100 people with learning disabilities and autism held for more than 20 years in ‘institutions’
27 July 21
27 July 21
The homelessness crisis, the surge of domestic violence, and a weakening social care sector are all systemic challenges in the UK. They are at odds with a progressive society – which should be judged on how it supports its most vulnerable members. At the same time, we all know these are complex problems and it is widely understood that urgent collaboration and innovative solutions are required to ignite sustainable solutions.
We must remember that the right to adequate housing is included in the UN’s Universal Declaration of Human Rights. The place you call home is understood as having a tremendous impact on your life and is essential for human dignity and physical and mental well-being. Rosalyn Carter, the American writer, activist and First Lady of the United States as the wife of Jimmy Carter, once said “There is nothing more important than a good, safe and secure home” – a claim that will surely strike a chord for many after a year largely spent indoors.
The Challenge in the UK
Today many of the most vulnerable in the UK with learning and physical disabilities are housed away from friends, family, and local communities in institutional care settings, like long-stay hospitals and care homes. These settings deprive people of the independence that they need to live healthy, fulfilling lives. How did we get here?
Over the last two decades, the social care sector has creaked under the weight of growing demand, funding shortfalls, and a lack of supply of modern, adapted accommodation across the country. Despite consensus across the political spectrum, the NHS and independent think-tanks that more specialised supported housing is required to provide better outcomes for people with physical and learning disabilities, a funding gap has grown, and a crisis is worsening.
Mencap, a leading charity specialising in helping people with learning disabilities, have estimated that demand for supported housing will increase by 35% by 2030, driven by a desire to give people the chance to live within the local community in accommodation adapted to their needs, which has a positive impact on their wellbeing.
Igniting a long-term sustainable solution
Several years ago, a group of experienced investment professionals at Triple Point recognised that the housing crisis could not be resolved by the public sector alone.
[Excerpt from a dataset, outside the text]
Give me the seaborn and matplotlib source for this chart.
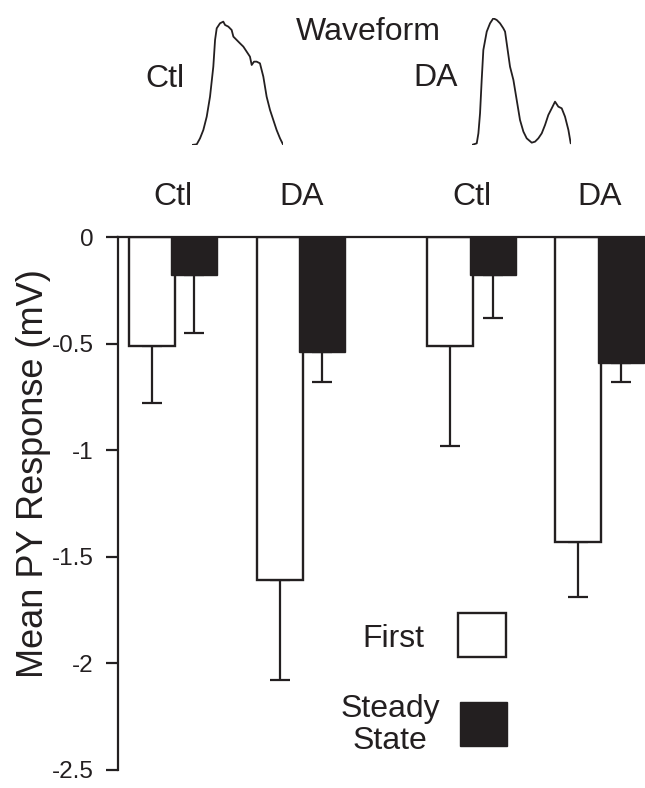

By speaking to multiple stakeholders including social housing consultants and think tanks, they set out to design an innovative investment strategy, focused on delivering positive change.
In 2017, Triple Point Social Housing REIT was launched with a mission to invest in sustainable high-quality homes which are adapted for vulnerable adults with long-term care and support needs including mental health issues, learning disabilities, or physical and sensory impairment. The goal was to improve the wellbeing of people while saving the government money and generating resilient rental income for investors.
Triple Point now provides accommodation for over 3,000 people in high quality housing, giving them the opportunity to live a fulfilling and independent life within their communities. We continue to believe residents deserve a home that offers greater independence than institutional accommodation, at the same time as meeting their specialist care needs.
The housing that Triple Point provides is designed in tandem with local health commissioners to accommodate people moving out of family environments or institutional care facilities such as hospitals and care homes. Commissioners like these homes because research shows they improve resident wellbeing.
Take Lee Rowley, who moved into a adapted spacious apartment in Cornmill House in the Seacroft area of Leeds shortly after it opened in February 2017. His apartment accommodates his power-assisted wheelchair and is near local amenities such as shops and transport links. Crucially, it also ensured Lee remained near Elland Road so that he can continue to go and see his beloved Leeds United play. Find out more about Lee’s story here.
Social impact milestones
At the end of 2020, Triple Point joined 70 organisations (39 housing associations, and 31 lenders and investors) who committed to become early adopters of the Sustainability Reporting Standard for Social Housing. This industry-led initiative will promote the adoption of high-quality standards for measuring, managing and reporting social and environmental outcomes in a transparent and consistent way for investors and other stakeholders.
In recognition of the impact of its team, stakeholders and strategy, Triple Point is delighted to have been awarded the Property Investor Award at the LaingBuisson Awards 2020 – an award that recognises excellence in property investment across healthcare.
These milestones give us momentum to achieve more in the months and years ahead. The goal continues to be guaranteeing secure futures for people in need across the country, while ensuring that our shareholders have an ethical, solid, long-term income source. Our ambition, alongside other managers in this space, is to collectively help drive improvements across the social housing sector through the implementation of higher standards of housing.
The Silver Linings competition is an opportunity to rethink how we value our older generations and their care and find sustainable routes to invest via collaborative ideas that deliver for all. We are delighted to partner with the Silver Linings Competition – a competition focused on tackling an urgent societal challenge by finding investible and implementable sustainable solutions to transform care for older generations.